Above all, edge computing disaster recovery plans should aim to get the network back up and running as quickly as possible. In other words, disaster recovery planning for edge data centers requires a focus on flexibility and more nimble resource provisioning rather than data backup alone.
How to approach edge backup and DR
Recover at the edge with one of several approaches. For example, back up essential or critical data from edge devices on the cloud. If the edge fails, essential data remains backed up and saved in the cloud. Plan for failovers in the event of a cloud data center outage.

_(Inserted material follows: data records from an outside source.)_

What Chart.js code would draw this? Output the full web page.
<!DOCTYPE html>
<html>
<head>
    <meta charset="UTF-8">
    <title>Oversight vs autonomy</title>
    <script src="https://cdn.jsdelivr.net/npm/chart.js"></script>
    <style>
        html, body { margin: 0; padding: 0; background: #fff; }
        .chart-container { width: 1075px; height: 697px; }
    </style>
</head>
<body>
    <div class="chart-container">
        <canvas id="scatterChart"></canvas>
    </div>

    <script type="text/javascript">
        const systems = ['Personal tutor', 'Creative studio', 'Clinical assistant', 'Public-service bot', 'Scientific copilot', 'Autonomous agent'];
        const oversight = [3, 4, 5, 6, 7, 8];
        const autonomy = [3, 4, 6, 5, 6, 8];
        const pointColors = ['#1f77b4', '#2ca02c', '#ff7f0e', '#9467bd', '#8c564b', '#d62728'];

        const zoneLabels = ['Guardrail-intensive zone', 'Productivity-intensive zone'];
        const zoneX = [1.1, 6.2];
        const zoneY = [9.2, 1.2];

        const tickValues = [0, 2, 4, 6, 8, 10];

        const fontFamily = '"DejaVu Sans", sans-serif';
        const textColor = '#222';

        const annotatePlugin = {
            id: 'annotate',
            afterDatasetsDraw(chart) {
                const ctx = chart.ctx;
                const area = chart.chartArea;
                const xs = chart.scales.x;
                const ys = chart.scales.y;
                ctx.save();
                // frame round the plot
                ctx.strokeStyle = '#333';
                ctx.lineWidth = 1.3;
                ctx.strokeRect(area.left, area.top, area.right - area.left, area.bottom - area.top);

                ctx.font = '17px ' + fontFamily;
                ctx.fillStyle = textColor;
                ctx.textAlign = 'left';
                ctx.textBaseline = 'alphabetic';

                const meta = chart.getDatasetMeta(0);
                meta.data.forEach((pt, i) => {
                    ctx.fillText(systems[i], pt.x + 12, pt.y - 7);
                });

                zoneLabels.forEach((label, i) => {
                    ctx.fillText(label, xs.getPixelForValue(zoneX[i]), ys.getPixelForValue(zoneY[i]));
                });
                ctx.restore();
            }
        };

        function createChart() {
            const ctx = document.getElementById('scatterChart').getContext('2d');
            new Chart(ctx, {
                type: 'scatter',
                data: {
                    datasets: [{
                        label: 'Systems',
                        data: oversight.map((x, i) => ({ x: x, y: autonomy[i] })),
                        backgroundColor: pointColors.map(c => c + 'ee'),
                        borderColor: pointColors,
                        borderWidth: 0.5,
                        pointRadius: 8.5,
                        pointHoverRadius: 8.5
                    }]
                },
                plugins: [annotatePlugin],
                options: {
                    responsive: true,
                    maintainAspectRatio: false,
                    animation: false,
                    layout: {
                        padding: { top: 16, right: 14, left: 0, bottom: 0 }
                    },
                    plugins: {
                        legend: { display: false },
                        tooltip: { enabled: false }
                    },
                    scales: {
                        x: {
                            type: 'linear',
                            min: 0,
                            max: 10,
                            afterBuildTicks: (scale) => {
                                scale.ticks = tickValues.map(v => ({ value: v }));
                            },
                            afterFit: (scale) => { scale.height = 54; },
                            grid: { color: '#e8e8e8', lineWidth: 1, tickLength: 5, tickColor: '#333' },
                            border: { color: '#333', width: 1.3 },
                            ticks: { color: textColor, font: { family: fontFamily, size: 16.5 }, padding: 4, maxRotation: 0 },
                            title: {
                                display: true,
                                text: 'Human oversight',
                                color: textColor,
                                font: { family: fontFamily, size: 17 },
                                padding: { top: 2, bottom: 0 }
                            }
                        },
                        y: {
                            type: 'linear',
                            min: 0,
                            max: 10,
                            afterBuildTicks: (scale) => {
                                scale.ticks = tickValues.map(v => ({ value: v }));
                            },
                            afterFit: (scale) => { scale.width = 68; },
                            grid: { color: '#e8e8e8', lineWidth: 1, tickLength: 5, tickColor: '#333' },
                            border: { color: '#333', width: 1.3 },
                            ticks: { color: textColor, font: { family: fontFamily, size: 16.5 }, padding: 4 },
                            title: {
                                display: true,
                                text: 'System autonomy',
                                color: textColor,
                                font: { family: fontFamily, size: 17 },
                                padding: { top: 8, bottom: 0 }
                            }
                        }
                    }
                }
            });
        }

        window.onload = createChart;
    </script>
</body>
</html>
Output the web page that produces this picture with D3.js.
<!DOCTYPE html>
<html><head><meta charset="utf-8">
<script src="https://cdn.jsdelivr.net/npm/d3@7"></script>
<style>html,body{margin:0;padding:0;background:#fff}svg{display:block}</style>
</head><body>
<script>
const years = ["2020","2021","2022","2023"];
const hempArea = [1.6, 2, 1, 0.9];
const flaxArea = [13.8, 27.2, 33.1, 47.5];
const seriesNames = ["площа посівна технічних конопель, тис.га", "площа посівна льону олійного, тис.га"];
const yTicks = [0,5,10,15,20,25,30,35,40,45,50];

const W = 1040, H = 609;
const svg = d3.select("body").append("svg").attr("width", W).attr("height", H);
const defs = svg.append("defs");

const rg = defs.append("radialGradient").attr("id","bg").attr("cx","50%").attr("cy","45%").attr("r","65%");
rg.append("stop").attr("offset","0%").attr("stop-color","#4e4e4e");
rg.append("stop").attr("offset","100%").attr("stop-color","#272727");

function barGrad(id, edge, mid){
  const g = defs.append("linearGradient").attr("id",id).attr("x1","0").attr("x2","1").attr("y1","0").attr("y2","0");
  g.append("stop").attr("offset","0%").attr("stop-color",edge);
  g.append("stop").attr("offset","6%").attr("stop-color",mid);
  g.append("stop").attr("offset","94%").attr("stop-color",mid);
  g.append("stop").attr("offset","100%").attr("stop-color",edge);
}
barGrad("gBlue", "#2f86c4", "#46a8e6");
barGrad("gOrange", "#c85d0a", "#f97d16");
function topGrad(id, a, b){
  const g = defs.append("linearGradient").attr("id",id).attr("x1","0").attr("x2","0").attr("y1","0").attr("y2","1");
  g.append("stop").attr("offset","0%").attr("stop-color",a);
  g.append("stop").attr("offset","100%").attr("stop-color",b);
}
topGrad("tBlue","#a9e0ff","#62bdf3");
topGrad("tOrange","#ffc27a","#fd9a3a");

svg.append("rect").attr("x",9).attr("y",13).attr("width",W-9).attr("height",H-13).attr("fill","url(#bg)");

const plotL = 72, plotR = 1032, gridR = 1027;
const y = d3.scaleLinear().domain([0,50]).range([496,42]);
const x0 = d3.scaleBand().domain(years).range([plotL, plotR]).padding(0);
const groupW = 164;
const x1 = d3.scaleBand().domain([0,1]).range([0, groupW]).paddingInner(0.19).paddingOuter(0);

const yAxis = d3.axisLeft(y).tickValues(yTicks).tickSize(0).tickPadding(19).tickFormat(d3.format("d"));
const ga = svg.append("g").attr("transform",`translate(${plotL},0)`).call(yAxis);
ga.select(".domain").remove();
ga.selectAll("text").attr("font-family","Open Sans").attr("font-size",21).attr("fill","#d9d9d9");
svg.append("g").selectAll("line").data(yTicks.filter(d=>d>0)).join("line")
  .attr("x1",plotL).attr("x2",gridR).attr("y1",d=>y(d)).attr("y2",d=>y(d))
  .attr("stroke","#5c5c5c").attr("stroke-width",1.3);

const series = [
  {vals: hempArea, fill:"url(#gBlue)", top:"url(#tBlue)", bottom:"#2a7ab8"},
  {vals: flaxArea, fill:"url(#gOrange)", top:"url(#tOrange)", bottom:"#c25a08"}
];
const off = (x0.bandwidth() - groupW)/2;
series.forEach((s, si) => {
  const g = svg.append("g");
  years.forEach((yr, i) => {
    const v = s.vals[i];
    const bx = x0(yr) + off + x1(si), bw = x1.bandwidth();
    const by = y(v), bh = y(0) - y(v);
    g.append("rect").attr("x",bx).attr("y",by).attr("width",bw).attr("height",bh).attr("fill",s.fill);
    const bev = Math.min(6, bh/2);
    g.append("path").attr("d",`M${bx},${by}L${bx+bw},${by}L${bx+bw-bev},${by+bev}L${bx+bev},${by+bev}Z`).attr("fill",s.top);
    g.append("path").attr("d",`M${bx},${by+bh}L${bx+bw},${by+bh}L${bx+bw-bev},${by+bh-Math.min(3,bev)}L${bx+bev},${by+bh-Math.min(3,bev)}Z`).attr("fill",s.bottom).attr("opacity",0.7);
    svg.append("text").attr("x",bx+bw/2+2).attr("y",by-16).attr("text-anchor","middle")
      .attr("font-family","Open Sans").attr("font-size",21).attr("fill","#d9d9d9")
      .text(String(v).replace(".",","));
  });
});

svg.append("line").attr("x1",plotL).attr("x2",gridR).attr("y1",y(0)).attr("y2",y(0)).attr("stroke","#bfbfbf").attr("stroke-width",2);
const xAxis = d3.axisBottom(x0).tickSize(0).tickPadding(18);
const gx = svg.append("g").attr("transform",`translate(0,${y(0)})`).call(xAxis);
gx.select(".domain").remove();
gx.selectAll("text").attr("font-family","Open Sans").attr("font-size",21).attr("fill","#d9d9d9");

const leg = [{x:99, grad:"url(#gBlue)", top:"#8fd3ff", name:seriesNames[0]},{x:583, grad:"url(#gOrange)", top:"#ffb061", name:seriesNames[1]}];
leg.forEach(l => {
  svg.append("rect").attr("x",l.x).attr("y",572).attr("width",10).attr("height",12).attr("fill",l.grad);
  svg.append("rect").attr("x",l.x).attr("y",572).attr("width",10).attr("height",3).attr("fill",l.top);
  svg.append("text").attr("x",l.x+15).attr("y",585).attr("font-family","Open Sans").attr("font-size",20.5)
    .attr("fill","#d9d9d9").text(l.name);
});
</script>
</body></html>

However, edge data centers are designed to avoid sending data to the cloud to prevent bottlenecks and open bandwidth. Backing up to the cloud can almost defeat the purpose. Another approach is to transport data to another nearby edge data center. This approach has a smaller effect on your total data center operations, as the data remains at the edge.
The key to edge backup and recovery is proactive planning. Consider how to layer disaster recovery efforts and build redundancy across a geographically distributed network. Because edge data centers don't have a full on-site IT staff, ensure out-of-band management as an option so IT administrators can access devices remotely and provide visibility into the network from afar. This enables them to bypass failed equipment and get the network up and running again without being there in person.
Creating a resilient network helps organizations recover from a service disruption faster. Understand the minimum level of connectivity required to support your edge setup and the data lifecycles you must back up in the event of a disaster or failure.
Troubleshooting challenges with edge backup and recovery
Organizations often run into a few common challenges when building disaster recovery and backup at the edge, such as the following:
- Lack of on-site resources. Because edge data centers are typically smaller sites and not centralized in one location, they often lack a full on-site IT staff. Remote management software and compatible hardware enables you to provision IT resources and get the network and devices back up and running after a disaster.
- Recovery needs to be instant. Edge networks are designed to be operational 24/7, which means they require recovery as near to instantaneous as possible. In addition to layering a distributed architecture for data backups and recovery, use technologies and tools such as VMs, SD-WAN, SASE, 5G and even multiprotocol label switching to provide further redundancy.
- Complex configuration. Edge data centers are often part of a larger, more complex data infrastructure, along with traditional data centers, local storage facilities and cloud. Keep an eye on increasing complexity and focus on simplifying configuration. The faster you can set up and deploy your edge network and connected devices, the quicker you can return to normal and provision services after a disaster.
Use data protection platforms to help consolidate backup operations into one console and unify various data silos. These can help admins manage an entire backup environment, including individual data centers and edge devices themselves. They also provide analytics that deliver real-time monitoring to help anticipate failures before they happen.
The total cost of ownership and the risks of working with a third-party management system can often outweigh the hassle of designing an individual plan. Whatever the case, plan today to stay ahead of any disasters that might happen tomorrow. Think several steps ahead and test regularly to ensure systems work properly.